Many do, at least partially. It's common for academies to offer free or discounted dorm-style accommodation, sometimes for a limited period (two months is a figure that comes up repeatedly in job postings), plus a meal allowance. Terms vary a lot by school — some bundle it into the base salary, others treat it as a separate perk. Ask for the housing terms in writing, not just verbally, before you commit.
Which Cebu academies actually hire foreign teachers?
Well-known names in Cebu's ESL industry include CPILS, SMEAG, EV Academy, CIJ Academy, and Genius English Academy (based in Mactan), all of which run intensive one-on-one and group programs mostly for Korean, Japanese, and Vietnamese students. QQEnglish, based in IT Park, hires foreign teachers to deliver lessons online from a Cebu office rather than teaching in a physical classroom.
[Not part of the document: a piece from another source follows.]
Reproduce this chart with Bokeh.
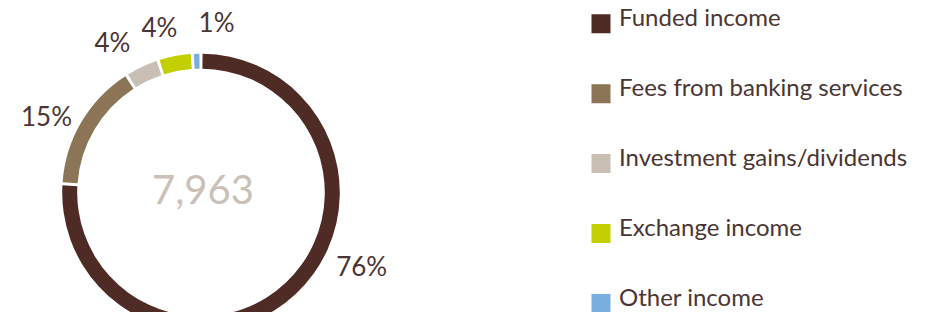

Hiring needs shift constantly — check each academy's current listings rather than assuming a role is open.
Do I need a TEFL certificate to teach in Cebu?
Most academies ask for a bachelor's degree in any field plus a TEFL, TESOL, or CELTA certificate (120 hours or more is the common benchmark), and treat the certificate as either required or strongly preferred. Without one, you'll have a harder time getting past the first screening at the more established schools, even if you're a native speaker.
Can I teach English from Cebu without working in a classroom?
Yes — Cebu is also a base for online English teaching, most visibly through QQEnglish, which employs foreign teachers onsite in IT Park to teach students in Japan and elsewhere by video call. Pay and structure are similar to classroom academy work, but the day looks more like a call-center shift than a teaching job. Fully remote, freelance online tutoring (not tied to a Cebu employer) is a separate path with its own visa and tax considerations — that's not what this guide covers.
Is teaching English in Cebu a good long-term career move?
It's a good way to live in Cebu cheaply while working, not a path to Korea- or Japan-level ESL salaries. Pay is modest by regional standards, but Cebu's cost of living is low enough that it still funds a comfortable life for a single foreigner. Treat it as a lifestyle choice — cheap rent, good food, easy beach access on days off — rather than a way to build savings fast.